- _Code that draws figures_
++++++++++

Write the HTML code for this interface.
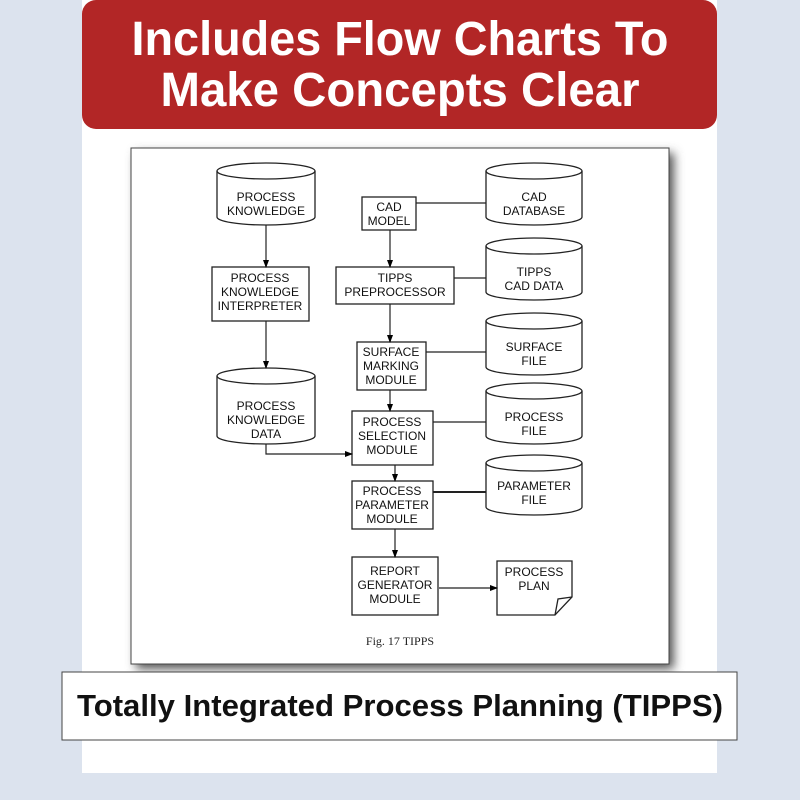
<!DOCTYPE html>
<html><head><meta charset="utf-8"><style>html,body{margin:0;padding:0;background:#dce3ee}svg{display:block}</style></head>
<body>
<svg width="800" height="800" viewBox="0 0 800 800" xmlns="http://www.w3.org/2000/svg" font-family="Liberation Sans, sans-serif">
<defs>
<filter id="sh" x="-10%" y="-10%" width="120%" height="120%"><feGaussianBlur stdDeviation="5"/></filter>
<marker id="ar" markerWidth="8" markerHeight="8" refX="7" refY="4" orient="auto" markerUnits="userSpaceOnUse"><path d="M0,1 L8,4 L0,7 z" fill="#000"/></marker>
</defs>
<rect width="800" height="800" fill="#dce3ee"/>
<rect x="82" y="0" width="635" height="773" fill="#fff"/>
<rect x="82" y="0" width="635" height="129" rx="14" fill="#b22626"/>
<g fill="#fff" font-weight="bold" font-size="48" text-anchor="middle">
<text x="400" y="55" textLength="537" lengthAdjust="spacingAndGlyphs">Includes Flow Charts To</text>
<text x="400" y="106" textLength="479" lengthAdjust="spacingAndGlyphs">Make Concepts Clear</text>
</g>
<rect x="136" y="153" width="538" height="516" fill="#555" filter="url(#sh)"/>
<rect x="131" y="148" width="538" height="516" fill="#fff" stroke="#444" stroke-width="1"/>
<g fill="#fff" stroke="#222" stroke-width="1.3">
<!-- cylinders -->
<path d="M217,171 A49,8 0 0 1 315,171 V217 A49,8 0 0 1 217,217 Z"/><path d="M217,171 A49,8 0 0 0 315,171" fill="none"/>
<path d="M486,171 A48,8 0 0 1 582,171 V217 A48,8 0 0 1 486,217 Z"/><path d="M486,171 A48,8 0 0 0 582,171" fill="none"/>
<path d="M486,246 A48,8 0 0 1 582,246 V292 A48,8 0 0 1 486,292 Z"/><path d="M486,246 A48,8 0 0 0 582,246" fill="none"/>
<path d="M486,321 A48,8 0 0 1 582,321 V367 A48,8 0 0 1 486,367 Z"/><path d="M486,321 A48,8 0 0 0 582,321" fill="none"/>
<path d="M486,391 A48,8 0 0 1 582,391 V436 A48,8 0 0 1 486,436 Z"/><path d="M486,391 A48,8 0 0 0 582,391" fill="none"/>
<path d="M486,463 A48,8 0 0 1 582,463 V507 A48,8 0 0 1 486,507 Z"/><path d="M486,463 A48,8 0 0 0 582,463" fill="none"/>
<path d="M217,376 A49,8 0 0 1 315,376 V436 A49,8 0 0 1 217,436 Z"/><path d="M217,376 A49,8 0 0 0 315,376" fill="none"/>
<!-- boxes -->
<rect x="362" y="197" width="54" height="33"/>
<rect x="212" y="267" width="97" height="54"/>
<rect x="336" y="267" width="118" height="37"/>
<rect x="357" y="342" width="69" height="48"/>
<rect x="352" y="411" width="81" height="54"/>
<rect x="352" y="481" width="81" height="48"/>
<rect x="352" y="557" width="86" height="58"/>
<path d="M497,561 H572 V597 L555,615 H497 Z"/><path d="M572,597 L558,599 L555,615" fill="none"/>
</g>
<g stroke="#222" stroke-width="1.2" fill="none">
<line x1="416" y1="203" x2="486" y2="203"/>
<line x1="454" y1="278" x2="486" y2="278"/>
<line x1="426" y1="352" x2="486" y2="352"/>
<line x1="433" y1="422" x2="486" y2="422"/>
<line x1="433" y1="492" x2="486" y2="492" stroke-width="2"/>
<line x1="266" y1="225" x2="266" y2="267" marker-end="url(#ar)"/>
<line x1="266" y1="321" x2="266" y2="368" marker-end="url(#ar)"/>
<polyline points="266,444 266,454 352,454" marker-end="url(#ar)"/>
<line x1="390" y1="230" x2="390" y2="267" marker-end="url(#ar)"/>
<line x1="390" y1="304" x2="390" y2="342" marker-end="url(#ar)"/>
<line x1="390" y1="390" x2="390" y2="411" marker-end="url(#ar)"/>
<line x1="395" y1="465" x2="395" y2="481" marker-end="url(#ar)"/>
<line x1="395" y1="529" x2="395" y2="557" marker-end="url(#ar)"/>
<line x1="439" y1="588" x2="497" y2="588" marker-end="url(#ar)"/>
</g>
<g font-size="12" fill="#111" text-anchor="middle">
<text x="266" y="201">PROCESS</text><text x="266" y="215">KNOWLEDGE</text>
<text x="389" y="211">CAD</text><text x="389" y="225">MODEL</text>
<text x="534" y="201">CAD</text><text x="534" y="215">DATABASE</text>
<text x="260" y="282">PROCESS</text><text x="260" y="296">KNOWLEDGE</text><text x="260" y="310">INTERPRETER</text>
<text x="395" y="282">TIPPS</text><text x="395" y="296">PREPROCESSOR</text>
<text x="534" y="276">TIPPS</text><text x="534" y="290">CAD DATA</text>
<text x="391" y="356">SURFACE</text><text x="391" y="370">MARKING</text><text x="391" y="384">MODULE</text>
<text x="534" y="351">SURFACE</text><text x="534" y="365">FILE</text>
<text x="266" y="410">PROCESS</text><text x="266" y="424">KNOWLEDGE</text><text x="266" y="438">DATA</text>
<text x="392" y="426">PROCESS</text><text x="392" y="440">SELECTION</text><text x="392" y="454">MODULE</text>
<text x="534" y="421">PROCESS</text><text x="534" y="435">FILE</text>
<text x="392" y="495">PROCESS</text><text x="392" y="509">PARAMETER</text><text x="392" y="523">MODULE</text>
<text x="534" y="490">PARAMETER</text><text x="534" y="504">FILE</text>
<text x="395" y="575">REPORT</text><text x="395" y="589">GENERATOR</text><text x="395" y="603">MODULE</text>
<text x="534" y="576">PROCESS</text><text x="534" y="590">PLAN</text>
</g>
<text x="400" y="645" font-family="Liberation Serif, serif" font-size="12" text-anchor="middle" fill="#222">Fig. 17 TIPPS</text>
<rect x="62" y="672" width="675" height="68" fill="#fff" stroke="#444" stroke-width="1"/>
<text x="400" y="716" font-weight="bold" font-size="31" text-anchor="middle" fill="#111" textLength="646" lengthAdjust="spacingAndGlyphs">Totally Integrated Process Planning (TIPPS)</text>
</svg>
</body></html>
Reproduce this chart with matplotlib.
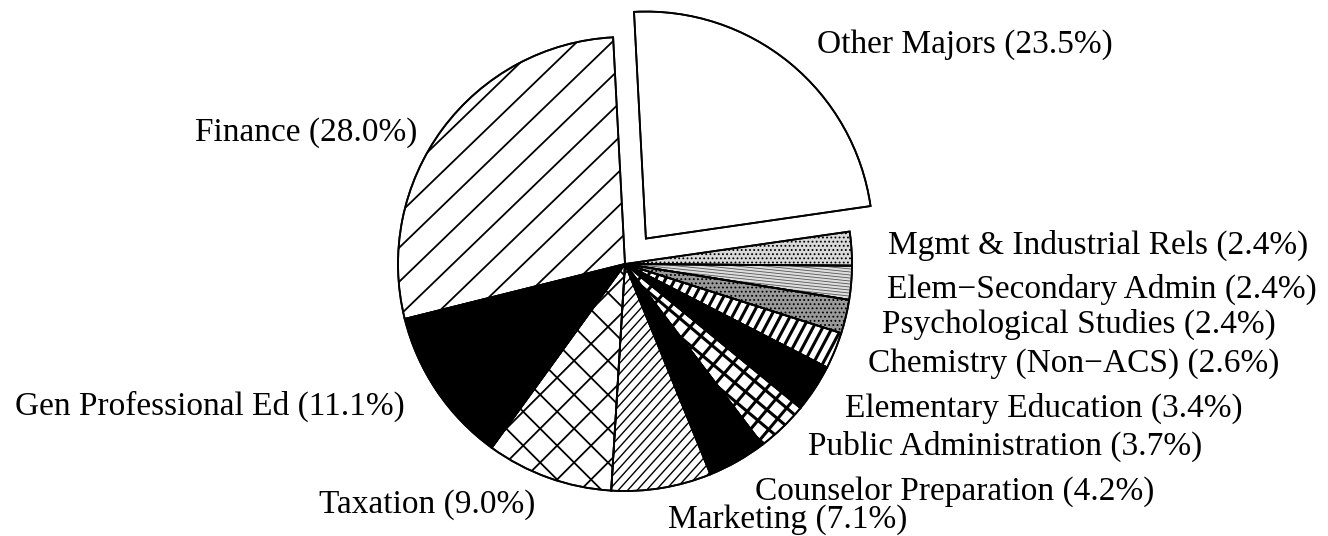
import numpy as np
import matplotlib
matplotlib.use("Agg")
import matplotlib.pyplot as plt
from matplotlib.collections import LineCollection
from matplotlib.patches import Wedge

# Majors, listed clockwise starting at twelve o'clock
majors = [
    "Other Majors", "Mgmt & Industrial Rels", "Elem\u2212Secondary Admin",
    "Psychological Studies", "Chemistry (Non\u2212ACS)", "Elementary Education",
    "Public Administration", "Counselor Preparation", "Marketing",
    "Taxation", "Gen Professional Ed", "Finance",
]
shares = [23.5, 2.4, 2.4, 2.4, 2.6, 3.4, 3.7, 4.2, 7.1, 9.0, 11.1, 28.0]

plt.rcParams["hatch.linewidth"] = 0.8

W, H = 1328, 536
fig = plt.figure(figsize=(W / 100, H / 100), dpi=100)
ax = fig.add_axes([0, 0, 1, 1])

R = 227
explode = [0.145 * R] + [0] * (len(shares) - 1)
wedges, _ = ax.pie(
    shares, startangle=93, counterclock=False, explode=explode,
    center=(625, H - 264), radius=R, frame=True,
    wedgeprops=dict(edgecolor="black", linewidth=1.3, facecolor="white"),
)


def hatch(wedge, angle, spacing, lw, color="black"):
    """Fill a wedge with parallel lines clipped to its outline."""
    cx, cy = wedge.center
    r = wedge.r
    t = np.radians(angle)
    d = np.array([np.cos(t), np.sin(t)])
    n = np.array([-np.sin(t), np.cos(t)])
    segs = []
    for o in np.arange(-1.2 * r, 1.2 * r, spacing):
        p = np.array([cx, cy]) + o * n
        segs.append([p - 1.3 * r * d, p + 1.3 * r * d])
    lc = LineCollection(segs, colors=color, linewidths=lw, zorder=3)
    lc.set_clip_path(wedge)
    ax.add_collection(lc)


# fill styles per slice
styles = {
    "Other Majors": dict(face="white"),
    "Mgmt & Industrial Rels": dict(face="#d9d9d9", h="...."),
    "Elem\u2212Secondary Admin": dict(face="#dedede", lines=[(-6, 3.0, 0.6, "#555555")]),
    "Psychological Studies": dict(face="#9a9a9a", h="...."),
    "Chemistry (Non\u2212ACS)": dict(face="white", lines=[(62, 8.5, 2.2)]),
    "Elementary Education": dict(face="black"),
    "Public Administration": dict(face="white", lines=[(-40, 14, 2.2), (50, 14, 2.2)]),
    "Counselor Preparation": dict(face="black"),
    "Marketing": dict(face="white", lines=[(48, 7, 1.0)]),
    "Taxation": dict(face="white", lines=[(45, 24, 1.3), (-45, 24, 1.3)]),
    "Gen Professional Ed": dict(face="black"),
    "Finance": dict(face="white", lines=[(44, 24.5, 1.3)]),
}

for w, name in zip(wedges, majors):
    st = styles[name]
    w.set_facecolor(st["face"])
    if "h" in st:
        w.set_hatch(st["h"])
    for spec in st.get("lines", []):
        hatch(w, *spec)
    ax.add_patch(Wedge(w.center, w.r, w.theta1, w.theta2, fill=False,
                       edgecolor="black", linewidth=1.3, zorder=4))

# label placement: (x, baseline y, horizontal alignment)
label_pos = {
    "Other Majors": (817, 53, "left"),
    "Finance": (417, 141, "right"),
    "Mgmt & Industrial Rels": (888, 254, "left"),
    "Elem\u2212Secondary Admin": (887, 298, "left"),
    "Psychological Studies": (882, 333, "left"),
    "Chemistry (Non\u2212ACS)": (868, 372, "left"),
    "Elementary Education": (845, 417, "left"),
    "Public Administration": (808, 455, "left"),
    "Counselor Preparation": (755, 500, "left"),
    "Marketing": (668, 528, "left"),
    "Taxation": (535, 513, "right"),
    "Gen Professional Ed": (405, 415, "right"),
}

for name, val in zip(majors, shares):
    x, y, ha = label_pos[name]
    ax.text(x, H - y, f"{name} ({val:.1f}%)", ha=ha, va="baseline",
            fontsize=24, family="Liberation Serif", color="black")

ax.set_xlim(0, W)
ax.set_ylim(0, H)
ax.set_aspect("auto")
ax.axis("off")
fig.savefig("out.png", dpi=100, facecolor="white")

++++++++++

- _Goal_
Transcribe, exactly as written, the lines starting at the one with "Reproduce this chart with matplotlib." and ending at the one with "from matplotlib.patches import Wedge", and nothing more. Pictures are not part of the copy.

- _Task answer_
Reproduce this chart with matplotlib.
import numpy as np
import matplotlib
matplotlib.use("Agg")
import matplotlib.pyplot as plt
from matplotlib.collections import LineCollection
from matplotlib.patches import Wedge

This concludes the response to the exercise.